Description
Choose firm squash with an even pale yellow colour. Avoid greenish-tinged squash, which are immature, or those that yield to gentle pressure, which are old.
Ingredients
1 spaghetti squash halved lengthwise and seeded
Vegetable oil spray
Salt and pepper
2 tbsp (30 mL) grated Parmesan cheese
1 tbsp (15 mL) extra-virgin olive oil
1 tbsp (15 mL) chopped fresh basil
1 tsp (5 mL) fresh lemon juice
1 garlic clove, minced
Directions
1. Adjust an oven rack to the middle position and heat the oven to 450°F (230°C). Lightly spray the cut sides of the squash with vegetable oil spray and season with 1/4 teaspoon (1 mL) salt and 1/8 teaspoon pepper (.5 mL). Lay the squash, cut-side down, in a 13-by-9-inch (32.5 x 23-cm) baking dish and roast until just tender (the tip of a paring knife can be slipped into the flesh with slight resistance), 25 to 30 minutes.
2. Flip the squash over and let cool slightly. Hold the squash over a large bowl with a clean kitchen towel and shred the flesh using a fork.
Choose firm squash with an even pale yellow colour. ((America's Test Kitchen))
3. Drain off any excess squash liquid that has collected in the bowl. Gently stir in the Parmesan, oil, basil, lemon juice, and garlic.

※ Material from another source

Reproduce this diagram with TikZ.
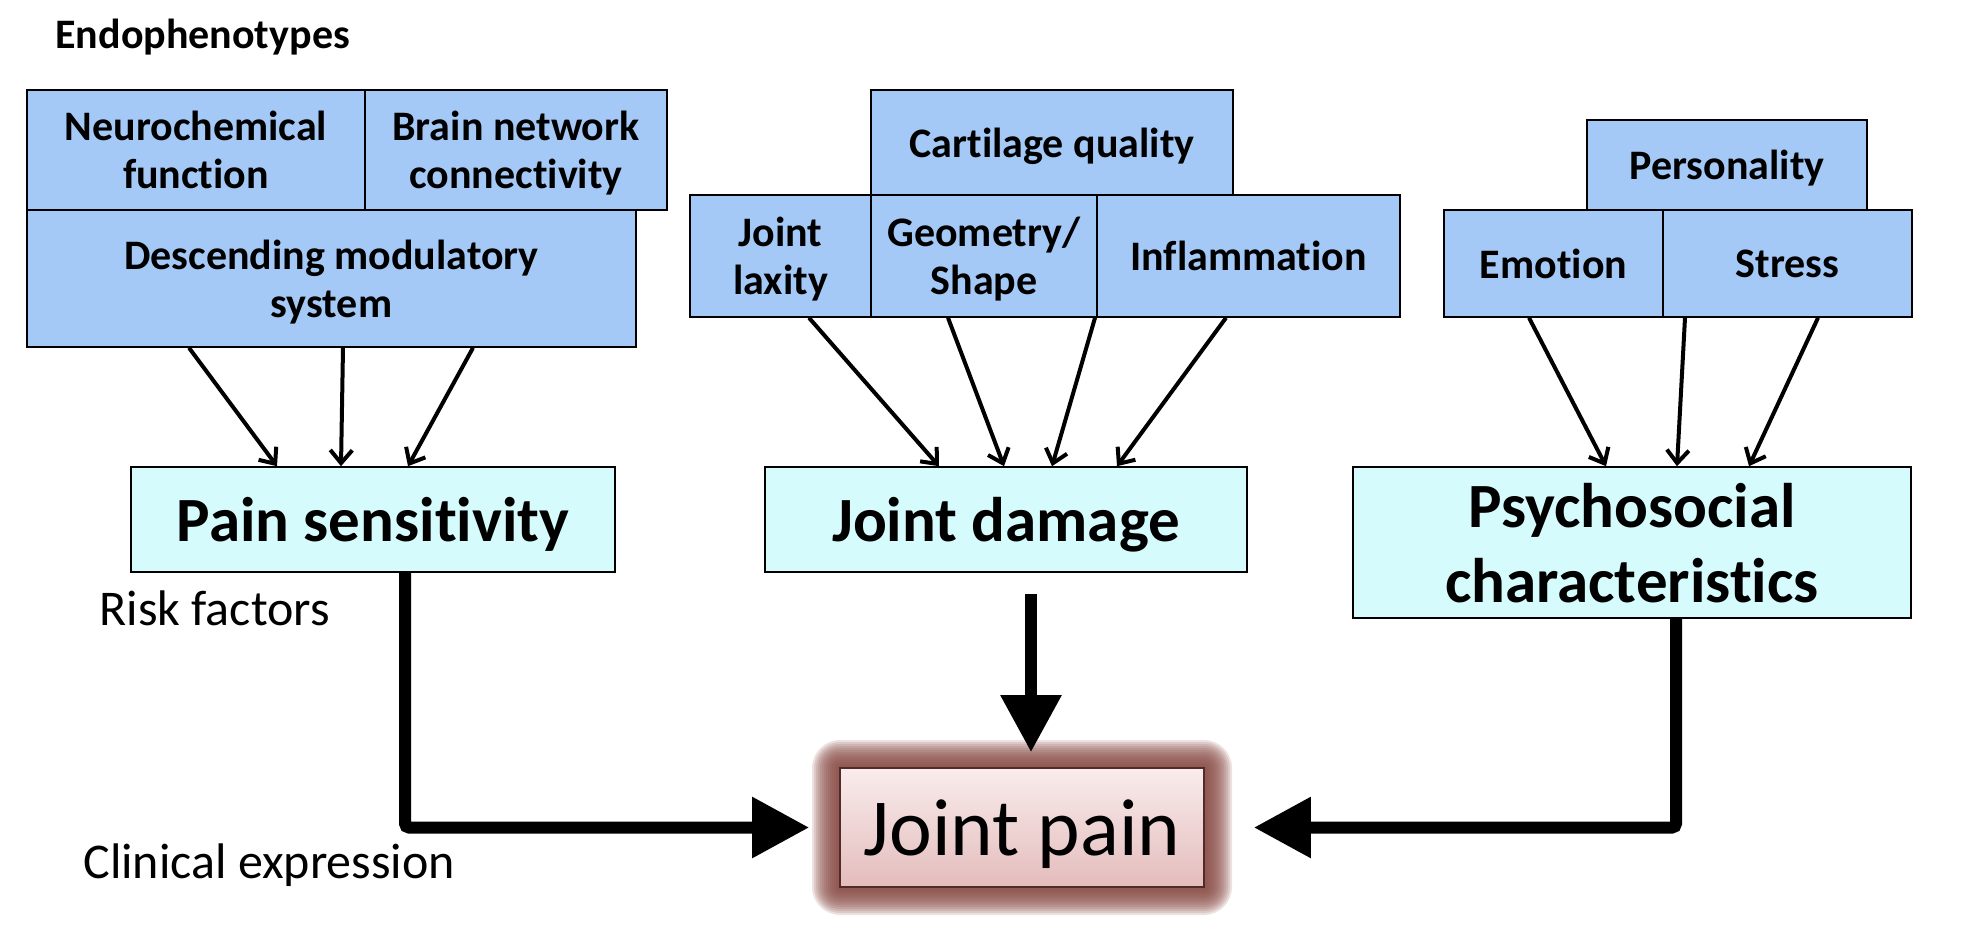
\documentclass[tikz,border=0pt]{standalone}
\usepackage{fontspec}
\setmainfont{Carlito}[Ligatures={NoCommon,NoContextual}, Contextuals=NoAlternate]
\usetikzlibrary{arrows.meta}
\definecolor{topblue}{RGB}{164,201,246}
\definecolor{riskcyan}{RGB}{214,251,252}
\definecolor{glowred}{RGB}{135,72,66}
\definecolor{pinklight}{RGB}{249,236,236}
\definecolor{pinkdark}{RGB}{228,188,188}

\begin{document}
\begin{tikzpicture}[x=0.5pt, y=-0.5pt,
    endobox/.style={draw, line width=0.8pt, fill=topblue, align=center, inner sep=0pt,
        text depth=0pt, font=\bfseries\fontsize{21}{24}\selectfont},
    riskbox/.style={draw, line width=0.8pt, fill=riskcyan, align=center, inner sep=0pt,
        text depth=0pt, font=\bfseries\fontsize{31.5}{37.5}\selectfont},
    labeltext/.style={anchor=base west, inner sep=0pt, font=\fontsize{25}{30}\selectfont},
    thinarrow/.style={line width=2pt, -{Straight Barb[length=6.5pt,width=11pt,line width=2pt]}},
    bigarrow/.style={line width=6pt, rounded corners=2pt, -{Triangle[length=28.5pt,width=29pt]}}
]
    \useasboundingbox (0,0) rectangle (1964,936);

    % endophenotypes
    \node[anchor=base west, inner sep=0pt, font=\bfseries\fontsize{21}{24}\selectfont] (endotitle) at (55,49) {Endophenotypes};
    \node[endobox, minimum width=169pt, minimum height=60pt] (neuro) at (196,150) {Neurochemical\\function};
    \node[endobox, minimum width=151pt, minimum height=60pt] (brain) at (516,150) {Brain network\\connectivity};
    \node[endobox, minimum width=304.5pt, minimum height=68.5pt] (desc) at (331.5,278.5) {Descending modulatory\\system};

    \node[endobox, minimum width=181pt, minimum height=52.5pt] (cart) at (1052,142.5) {Cartilage quality};
    \node[endobox, minimum width=90.5pt, minimum height=61pt] (laxity) at (780.5,256) {Joint\\laxity};
    \node[endobox, minimum width=113pt, minimum height=61pt] (geom) at (984,256) {Geometry/\\Shape};
    \node[endobox, minimum width=151.5pt, minimum height=61pt] (infl) at (1248.5,256) {Inflammation};

    \node[endobox, minimum width=140pt, minimum height=45pt] (pers) at (1727,165) {Personality};
    \node[endobox, minimum width=109.5pt, minimum height=53.5pt] (emot) at (1553.5,263.5) {Emotion};
    \node[endobox, minimum width=124.5pt, minimum height=53.5pt] (stress) at (1787.5,263.5) {Stress};

    % risk factors
    \node[riskbox, minimum width=242pt, minimum height=52.5pt] (pain) at (373,519.5) {Pain sensitivity};
    \node[riskbox, minimum width=241pt, minimum height=52.5pt] (damage) at (1006,519.5) {Joint damage};
    \node[riskbox, minimum width=279pt, minimum height=75.5pt] (psycho) at (1632,542.5) {Psychosocial\\characteristics};

    \node[labeltext] (risklabel) at (99,625) {Risk factors};
    \node[labeltext] (cliniclabel) at (83,878) {Clinical expression};

    % clinical expression, with its glow
    \foreach \g in {1,...,14} {
        \fill[glowred, opacity=0.16, rounded corners=\g pt] (840-2*\g, 768-2*\g) rectangle (1204+2*\g, 887+2*\g);
    }
    \node[draw=glowred!60!black, line width=0.8pt, top color=pinklight, bottom color=pinkdark,
        minimum width=182pt, minimum height=59.5pt, inner sep=0pt, text depth=0pt,
        font=\fontsize{40.5}{48}\selectfont] (jpain) at (1022,827.5) {Joint pain};

    % arrows
    \foreach \s/\t in {-71.25/-48, 5.75/-16, 70.75/17.5}
        \draw[thinarrow] ([xshift=\s pt]desc.south) -- ([xshift=\t pt]pain.north);
    \foreach \a/\s/\t in {laxity/14.25/-33.5, geom/-18/-1, geom/55.5/23, infl/-11.25/55.5}
        \draw[thinarrow] ([xshift=\s pt]\a.south) -- ([xshift=\t pt]damage.north);
    \foreach \a/\s/\t in {emot/-12.25/-13, stress/-51.25/22.5, stress/15.25/58.5}
        \draw[thinarrow] ([xshift=\s pt]\a.south) -- ([xshift=\t pt]psycho.north);

    \coordinate (dtop) at ([xshift=12.5pt,yshift=-10.5pt]damage.south);
    \coordinate (dtip) at ([xshift=4.5pt,yshift=7.5pt]jpain.north);
    \draw[bigarrow] ([xshift=16pt]pain.south) |- ([xshift=-15pt]jpain.west);
    \draw[bigarrow] (dtop) -- (dtip);
    \draw[bigarrow] ([xshift=22pt]psycho.south) |- ([xshift=24.5pt]jpain.east);
\end{tikzpicture}
\end{document}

Season with salt and pepper to taste and serve.
Variation: Spaghetti Squash with Asian flavours
Substitute the following ingredients for the Parmesan, oil, basil, lemon juice and garlic in step 3: 1 tbsp (15 mL) low-sodium soy sauce, 2 1/2 tsp (12 mL) canola oil, 1 tsp (5 mL) rice vinegar, 2 thinly sliced scallions, 1/2 tsp (2 mL) toasted sesame seeds, and 1/2 tsp (2 mL) toasted sesame oil.